-- begin Given information --
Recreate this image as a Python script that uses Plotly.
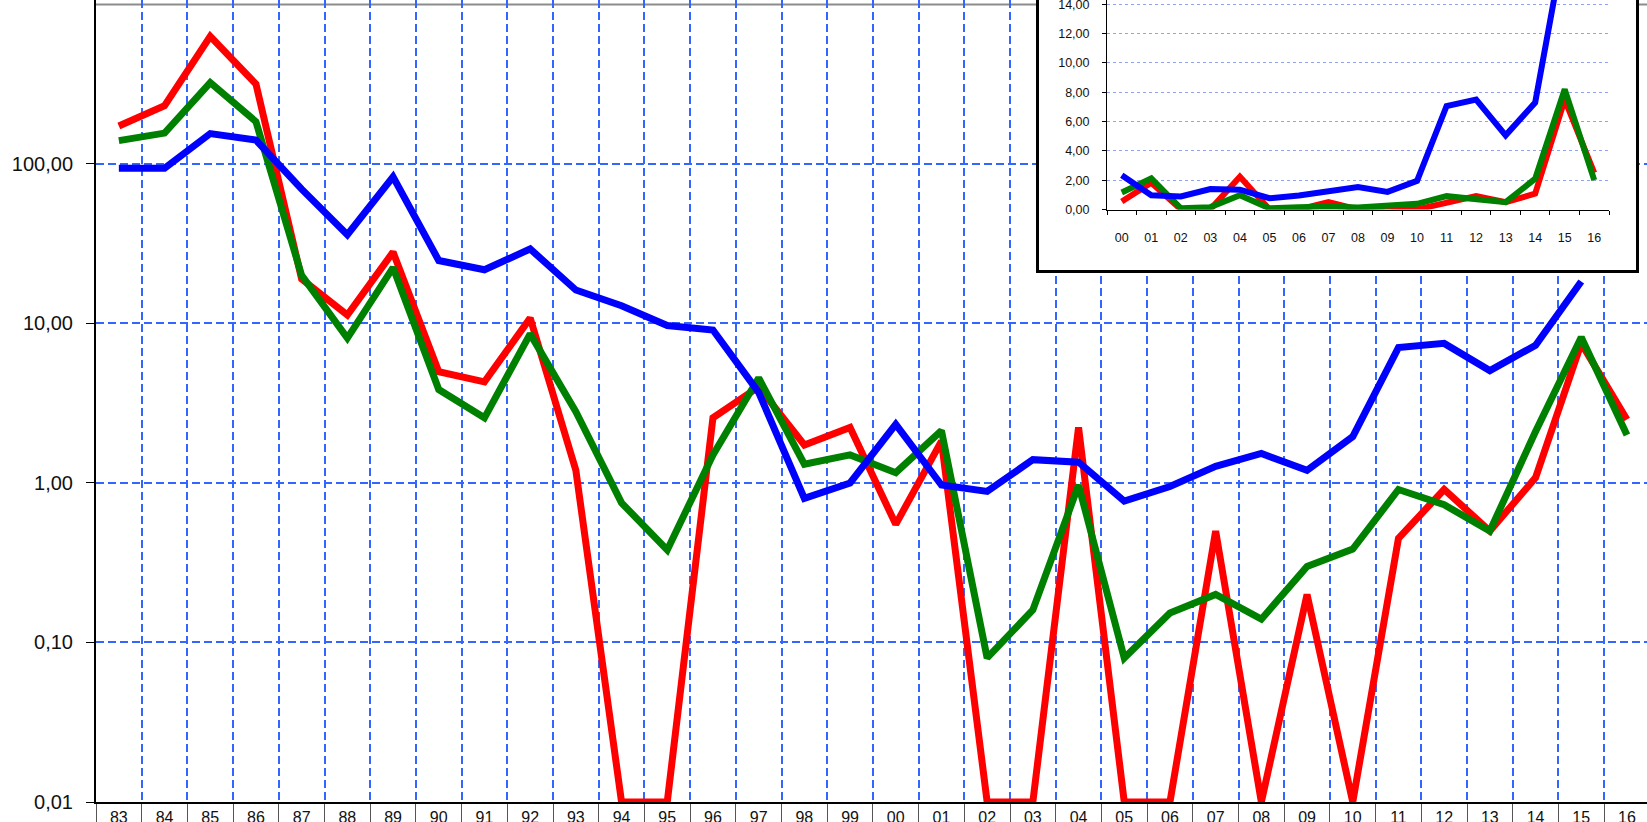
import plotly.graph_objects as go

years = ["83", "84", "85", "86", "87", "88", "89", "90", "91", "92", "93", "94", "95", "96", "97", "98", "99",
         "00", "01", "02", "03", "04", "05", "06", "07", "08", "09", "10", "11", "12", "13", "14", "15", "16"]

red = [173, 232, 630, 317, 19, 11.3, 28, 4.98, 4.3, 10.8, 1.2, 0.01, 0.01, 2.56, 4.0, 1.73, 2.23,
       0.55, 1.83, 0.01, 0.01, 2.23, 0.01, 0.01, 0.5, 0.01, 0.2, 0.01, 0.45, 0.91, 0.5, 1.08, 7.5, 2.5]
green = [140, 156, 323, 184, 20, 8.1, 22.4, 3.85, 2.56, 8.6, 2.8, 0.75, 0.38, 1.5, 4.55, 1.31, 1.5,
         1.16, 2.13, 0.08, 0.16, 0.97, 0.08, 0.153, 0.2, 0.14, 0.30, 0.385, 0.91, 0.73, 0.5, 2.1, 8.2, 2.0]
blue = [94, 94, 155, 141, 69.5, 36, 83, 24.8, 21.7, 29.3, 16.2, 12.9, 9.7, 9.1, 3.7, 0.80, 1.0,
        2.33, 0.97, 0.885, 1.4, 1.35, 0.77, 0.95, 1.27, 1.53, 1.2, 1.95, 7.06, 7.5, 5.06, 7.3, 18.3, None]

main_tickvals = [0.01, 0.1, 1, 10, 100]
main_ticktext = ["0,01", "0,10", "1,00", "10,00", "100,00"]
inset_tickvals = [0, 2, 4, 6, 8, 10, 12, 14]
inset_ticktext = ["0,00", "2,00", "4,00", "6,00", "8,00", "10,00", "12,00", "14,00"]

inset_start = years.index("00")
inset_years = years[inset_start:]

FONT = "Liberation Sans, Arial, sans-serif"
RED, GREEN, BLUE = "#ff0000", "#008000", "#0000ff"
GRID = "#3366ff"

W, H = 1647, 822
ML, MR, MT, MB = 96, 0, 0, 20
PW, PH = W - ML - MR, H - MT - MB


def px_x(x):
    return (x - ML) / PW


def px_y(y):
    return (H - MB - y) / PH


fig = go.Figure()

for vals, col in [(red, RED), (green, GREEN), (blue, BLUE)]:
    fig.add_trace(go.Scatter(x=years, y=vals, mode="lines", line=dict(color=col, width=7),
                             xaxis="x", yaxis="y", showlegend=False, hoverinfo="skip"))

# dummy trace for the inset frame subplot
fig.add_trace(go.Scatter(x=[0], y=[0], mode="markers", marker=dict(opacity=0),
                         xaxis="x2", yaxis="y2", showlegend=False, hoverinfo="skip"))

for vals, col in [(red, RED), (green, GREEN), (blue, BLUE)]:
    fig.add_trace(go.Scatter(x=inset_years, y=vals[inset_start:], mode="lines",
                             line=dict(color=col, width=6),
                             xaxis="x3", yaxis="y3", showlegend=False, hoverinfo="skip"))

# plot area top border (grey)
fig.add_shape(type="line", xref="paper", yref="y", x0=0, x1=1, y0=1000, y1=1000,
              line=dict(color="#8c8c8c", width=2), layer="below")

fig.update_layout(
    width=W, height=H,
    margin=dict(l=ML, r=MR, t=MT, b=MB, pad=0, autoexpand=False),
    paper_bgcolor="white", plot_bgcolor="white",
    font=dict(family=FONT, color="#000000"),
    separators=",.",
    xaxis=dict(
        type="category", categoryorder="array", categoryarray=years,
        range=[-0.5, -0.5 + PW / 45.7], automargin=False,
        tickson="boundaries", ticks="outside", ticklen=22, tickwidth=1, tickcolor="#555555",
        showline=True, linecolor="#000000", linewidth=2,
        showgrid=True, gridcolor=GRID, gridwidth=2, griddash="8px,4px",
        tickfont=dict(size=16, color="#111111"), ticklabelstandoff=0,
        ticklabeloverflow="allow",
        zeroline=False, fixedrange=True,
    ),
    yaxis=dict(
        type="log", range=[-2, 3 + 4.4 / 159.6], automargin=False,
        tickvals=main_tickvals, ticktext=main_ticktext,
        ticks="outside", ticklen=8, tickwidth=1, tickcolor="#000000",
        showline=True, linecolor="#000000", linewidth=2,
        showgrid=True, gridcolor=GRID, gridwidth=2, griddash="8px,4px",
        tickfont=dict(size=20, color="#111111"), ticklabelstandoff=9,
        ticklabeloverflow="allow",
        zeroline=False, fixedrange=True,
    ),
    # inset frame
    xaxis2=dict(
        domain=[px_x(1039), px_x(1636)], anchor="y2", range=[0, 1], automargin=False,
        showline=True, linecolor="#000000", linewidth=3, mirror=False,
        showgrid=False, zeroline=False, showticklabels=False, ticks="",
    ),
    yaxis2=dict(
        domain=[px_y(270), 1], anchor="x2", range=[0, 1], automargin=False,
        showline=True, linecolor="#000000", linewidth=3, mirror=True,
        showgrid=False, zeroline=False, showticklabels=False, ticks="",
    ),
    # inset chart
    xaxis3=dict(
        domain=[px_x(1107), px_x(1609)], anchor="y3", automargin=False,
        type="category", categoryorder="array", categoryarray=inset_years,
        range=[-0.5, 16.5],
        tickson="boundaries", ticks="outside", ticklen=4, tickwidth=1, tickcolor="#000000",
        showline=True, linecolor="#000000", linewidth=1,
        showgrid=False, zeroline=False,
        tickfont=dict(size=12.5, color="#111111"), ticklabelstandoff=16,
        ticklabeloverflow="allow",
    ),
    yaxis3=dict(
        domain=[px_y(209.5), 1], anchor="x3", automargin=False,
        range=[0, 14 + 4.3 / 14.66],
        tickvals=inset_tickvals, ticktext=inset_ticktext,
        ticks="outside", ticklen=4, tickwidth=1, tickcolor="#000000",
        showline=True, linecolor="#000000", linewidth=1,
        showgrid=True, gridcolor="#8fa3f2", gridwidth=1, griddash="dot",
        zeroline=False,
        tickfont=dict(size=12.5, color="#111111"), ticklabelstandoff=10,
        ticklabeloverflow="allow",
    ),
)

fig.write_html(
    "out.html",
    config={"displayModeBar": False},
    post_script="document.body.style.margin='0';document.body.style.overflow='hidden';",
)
-- end Given information --
• _What you are asked to do_:
Print the data above verbatim from the first line through the line holding "7.3, 18.3, None]", leaving every picture out.

• _Result_:
Recreate this image as a Python script that uses Plotly.
import plotly.graph_objects as go

years = ["83", "84", "85", "86", "87", "88", "89", "90", "91", "92", "93", "94", "95", "96", "97", "98", "99",
         "00", "01", "02", "03", "04", "05", "06", "07", "08", "09", "10", "11", "12", "13", "14", "15", "16"]

red = [173, 232, 630, 317, 19, 11.3, 28, 4.98, 4.3, 10.8, 1.2, 0.01, 0.01, 2.56, 4.0, 1.73, 2.23,
       0.55, 1.83, 0.01, 0.01, 2.23, 0.01, 0.01, 0.5, 0.01, 0.2, 0.01, 0.45, 0.91, 0.5, 1.08, 7.5, 2.5]
green = [140, 156, 323, 184, 20, 8.1, 22.4, 3.85, 2.56, 8.6, 2.8, 0.75, 0.38, 1.5, 4.55, 1.31, 1.5,
         1.16, 2.13, 0.08, 0.16, 0.97, 0.08, 0.153, 0.2, 0.14, 0.30, 0.385, 0.91, 0.73, 0.5, 2.1, 8.2, 2.0]
blue = [94, 94, 155, 141, 69.5, 36, 83, 24.8, 21.7, 29.3, 16.2, 12.9, 9.7, 9.1, 3.7, 0.80, 1.0,
        2.33, 0.97, 0.885, 1.4, 1.35, 0.77, 0.95, 1.27, 1.53, 1.2, 1.95, 7.06, 7.5, 5.06, 7.3, 18.3, None]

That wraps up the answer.